* begin INFORMATION SHOWN *

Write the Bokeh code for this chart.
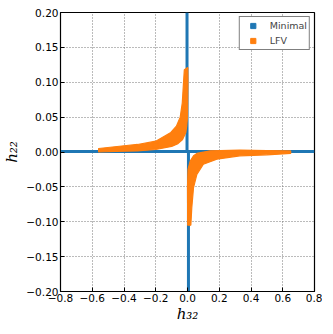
from bokeh.plotting import figure
from bokeh.models import FixedTicker, Legend, LegendItem, Range1d
from bokeh.embed import file_html
from bokeh.resources import INLINE

# ---- data ----
x_ticks = [-0.8, -0.6, -0.4, -0.2, 0.0, 0.2, 0.4, 0.6, 0.8]
x_tick_labels = ["\u22120.8", "\u22120.6", "\u22120.4", "\u22120.2", "0.0", "0.2", "0.4", "0.6", "0.8"]
y_ticks = [-0.2, -0.15, -0.1, -0.05, 0.0, 0.05, 0.1, 0.15, 0.2]
y_tick_labels = ["\u22120.20", "\u22120.15", "\u22120.10", "\u22120.05", "0.00", "0.05", "0.10", "0.15", "0.20"]

# Minimal: thin strips along the axes
minimal_h32 = [[-0.8, 0.8], [-0.003, -0.003], [0.006, 0.006]]
minimal_h22 = [[0.0007, 0.0007], [0.0, 0.2], [0.0, -0.2]]

# LFV: outlines of the two hyperbola-shaped bands (outer edge, then inner edge)
lfv_ul_h32 = [-0.56, -0.4, -0.315, -0.2, -0.105, -0.07, -0.046, -0.033, -0.025, -0.02, 0.002,
              0.003, 0.0, -0.005, -0.011, -0.031, -0.06, -0.1, -0.2, -0.315, -0.45, -0.56]
lfv_ul_h22 = [0.005, 0.009, 0.0108, 0.0155, 0.028, 0.037, 0.05, 0.07, 0.1, 0.118, 0.121,
              0.1, 0.05, 0.037, 0.0275, 0.018, 0.012, 0.008, 0.0036, 0.0015, 0.001, 0.0]
lfv_lr_h32 = [0.001, 0.0, 0.003, 0.017, 0.038, 0.059, 0.143, 0.33, 0.5, 0.65,
              0.65, 0.5, 0.33, 0.185, 0.1, 0.059, 0.038, 0.027, 0.021]
lfv_lr_h22 = [-0.105, -0.05, -0.025, -0.013, -0.0055, -0.002, 0.0017, 0.0026, 0.002, 0.0015,
              -0.002, -0.004, -0.0055, -0.0103, -0.0175, -0.032, -0.051, -0.08, -0.105]

# single sample points used for the legend's square markers
minimal_pt_h32 = [-0.3]
minimal_pt_h22 = [0.005]
lfv_pt_h32 = [-0.2]
lfv_pt_h22 = [0.009]

BLUE = "#1f77b4"
ORANGE = "#ff7f0e"

p = figure(frame_width=254, frame_height=279, output_backend="svg", toolbar_location=None,
           x_range=Range1d(-0.8, 0.8), y_range=Range1d(-0.2, 0.2),
           min_border_left=55, min_border_right=8, min_border_top=12, min_border_bottom=30)
p.background_fill_color = "white"
p.border_fill_color = "white"
p.outline_line_color = "black"
p.outline_line_width = 1.2

r_min = p.multi_line(xs=minimal_h32, ys=minimal_h22, line_color=BLUE, line_width=3)
leg_min = p.scatter(x=minimal_pt_h32, y=minimal_pt_h22, marker="square", size=5,
                    fill_color=BLUE, line_color=BLUE)
r_lfv = p.patches(xs=[lfv_ul_h32, lfv_lr_h32], ys=[lfv_ul_h22, lfv_lr_h22],
                  fill_color=ORANGE, line_color=ORANGE, line_width=1.2)
leg_lfv = p.scatter(x=lfv_pt_h32, y=lfv_pt_h22, marker="square", size=5,
                    fill_color=ORANGE, line_color=ORANGE)

legend = Legend(items=[LegendItem(label="Minimal", renderers=[leg_min]),
                       LegendItem(label="LFV", renderers=[leg_lfv])],
                location="top_right")
legend.label_text_font = "DejaVu Sans"
legend.label_text_font_size = "9.5px"
legend.label_height = 13
legend.glyph_height = 13
legend.glyph_width = 22
legend.label_standoff = 6
legend.spacing = 2
legend.padding = 2
legend.margin = 4
legend.border_line_color = "black"
legend.border_line_width = 1
legend.background_fill_alpha = 1
p.add_layout(legend)

xax = p.below[0]
yax = p.left[0]
for ax, ticks, labels in ((xax, x_ticks, x_tick_labels), (yax, y_ticks, y_tick_labels)):
    ax.ticker = FixedTicker(ticks=ticks)
    ax.major_label_overrides = {t: l for t, l in zip(ticks, labels)}
    ax.major_label_text_font = "DejaVu Sans"
    ax.major_label_text_font_size = "10.5px"
    ax.major_label_text_color = "black"
    ax.major_tick_in = 4
    ax.major_tick_out = 0
    ax.minor_tick_line_color = None
    ax.axis_line_color = "black"
    ax.major_tick_line_color = "black"
    ax.axis_label_text_font = "DejaVu Serif"
    ax.axis_label_text_font_style = "italic"
    ax.axis_label_text_font_size = "15px"
    ax.axis_label_text_color = "black"
    ax.major_label_standoff = 2

xax.axis_label = "h\u2083\u2082"
yax.axis_label = "h\u2082\u2082"
xax.axis_label_standoff = 0
yax.axis_label_standoff = 2

for g in (p.xgrid, p.ygrid):
    g.grid_line_color = "#777777"
    g.grid_line_dash = "1 2"
    g.grid_line_width = 1

open("out.html", "w").write(file_html(p, INLINE))
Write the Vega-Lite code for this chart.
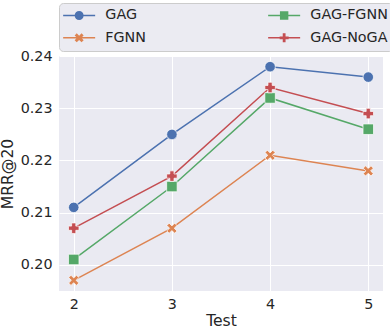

* end INFORMATION SHOWN *

TASK TO COMPLETE: Write out the whole listing again, exactly, with no pictures.

THE COMPLETED TASK:
Write the Bokeh code for this chart.
from bokeh.plotting import figure
from bokeh.models import FixedTicker, Legend, LegendItem, Range1d
from bokeh.embed import file_html
from bokeh.resources import INLINE

# ---- data ----
x_ticks = [-0.8, -0.6, -0.4, -0.2, 0.0, 0.2, 0.4, 0.6, 0.8]
x_tick_labels = ["\u22120.8", "\u22120.6", "\u22120.4", "\u22120.2", "0.0", "0.2", "0.4", "0.6", "0.8"]
y_ticks = [-0.2, -0.15, -0.1, -0.05, 0.0, 0.05, 0.1, 0.15, 0.2]
y_tick_labels = ["\u22120.20", "\u22120.15", "\u22120.10", "\u22120.05", "0.00", "0.05", "0.10", "0.15", "0.20"]

# Minimal: thin strips along the axes
minimal_h32 = [[-0.8, 0.8], [-0.003, -0.003], [0.006, 0.006]]
minimal_h22 = [[0.0007, 0.0007], [0.0, 0.2], [0.0, -0.2]]

# LFV: outlines of the two hyperbola-shaped bands (outer edge, then inner edge)
lfv_ul_h32 = [-0.56, -0.4, -0.315, -0.2, -0.105, -0.07, -0.046, -0.033, -0.025, -0.02, 0.002,
              0.003, 0.0, -0.005, -0.011, -0.031, -0.06, -0.1, -0.2, -0.315, -0.45, -0.56]
lfv_ul_h22 = [0.005, 0.009, 0.0108, 0.0155, 0.028, 0.037, 0.05, 0.07, 0.1, 0.118, 0.121,
              0.1, 0.05, 0.037, 0.0275, 0.018, 0.012, 0.008, 0.0036, 0.0015, 0.001, 0.0]
lfv_lr_h32 = [0.001, 0.0, 0.003, 0.017, 0.038, 0.059, 0.143, 0.33, 0.5, 0.65,
              0.65, 0.5, 0.33, 0.185, 0.1, 0.059, 0.038, 0.027, 0.021]
lfv_lr_h22 = [-0.105, -0.05, -0.025, -0.013, -0.0055, -0.002, 0.0017, 0.0026, 0.002, 0.0015,
              -0.002, -0.004, -0.0055, -0.0103, -0.0175, -0.032, -0.051, -0.08, -0.105]

# single sample points used for the legend's square markers
minimal_pt_h32 = [-0.3]
minimal_pt_h22 = [0.005]
lfv_pt_h32 = [-0.2]
lfv_pt_h22 = [0.009]

BLUE = "#1f77b4"
ORANGE = "#ff7f0e"

p = figure(frame_width=254, frame_height=279, output_backend="svg", toolbar_location=None,
           x_range=Range1d(-0.8, 0.8), y_range=Range1d(-0.2, 0.2),
           min_border_left=55, min_border_right=8, min_border_top=12, min_border_bottom=30)
p.background_fill_color = "white"
p.border_fill_color = "white"
p.outline_line_color = "black"
p.outline_line_width = 1.2

r_min = p.multi_line(xs=minimal_h32, ys=minimal_h22, line_color=BLUE, line_width=3)
leg_min = p.scatter(x=minimal_pt_h32, y=minimal_pt_h22, marker="square", size=5,
                    fill_color=BLUE, line_color=BLUE)
r_lfv = p.patches(xs=[lfv_ul_h32, lfv_lr_h32], ys=[lfv_ul_h22, lfv_lr_h22],
                  fill_color=ORANGE, line_color=ORANGE, line_width=1.2)
leg_lfv = p.scatter(x=lfv_pt_h32, y=lfv_pt_h22, marker="square", size=5,
                    fill_color=ORANGE, line_color=ORANGE)

legend = Legend(items=[LegendItem(label="Minimal", renderers=[leg_min]),
                       LegendItem(label="LFV", renderers=[leg_lfv])],
                location="top_right")
legend.label_text_font = "DejaVu Sans"
legend.label_text_font_size = "9.5px"
legend.label_height = 13
legend.glyph_height = 13
legend.glyph_width = 22
legend.label_standoff = 6
legend.spacing = 2
legend.padding = 2
legend.margin = 4
legend.border_line_color = "black"
legend.border_line_width = 1
legend.background_fill_alpha = 1
p.add_layout(legend)

xax = p.below[0]
yax = p.left[0]
for ax, ticks, labels in ((xax, x_ticks, x_tick_labels), (yax, y_ticks, y_tick_labels)):
    ax.ticker = FixedTicker(ticks=ticks)
    ax.major_label_overrides = {t: l for t, l in zip(ticks, labels)}
    ax.major_label_text_font = "DejaVu Sans"
    ax.major_label_text_font_size = "10.5px"
    ax.major_label_text_color = "black"
    ax.major_tick_in = 4
    ax.major_tick_out = 0
    ax.minor_tick_line_color = None
    ax.axis_line_color = "black"
    ax.major_tick_line_color = "black"
    ax.axis_label_text_font = "DejaVu Serif"
    ax.axis_label_text_font_style = "italic"
    ax.axis_label_text_font_size = "15px"
    ax.axis_label_text_color = "black"
    ax.major_label_standoff = 2

xax.axis_label = "h\u2083\u2082"
yax.axis_label = "h\u2082\u2082"
xax.axis_label_standoff = 0
yax.axis_label_standoff = 2

for g in (p.xgrid, p.ygrid):
    g.grid_line_color = "#777777"
    g.grid_line_dash = "1 2"
    g.grid_line_width = 1

open("out.html", "w").write(file_html(p, INLINE))
Write the Vega-Lite code for this chart.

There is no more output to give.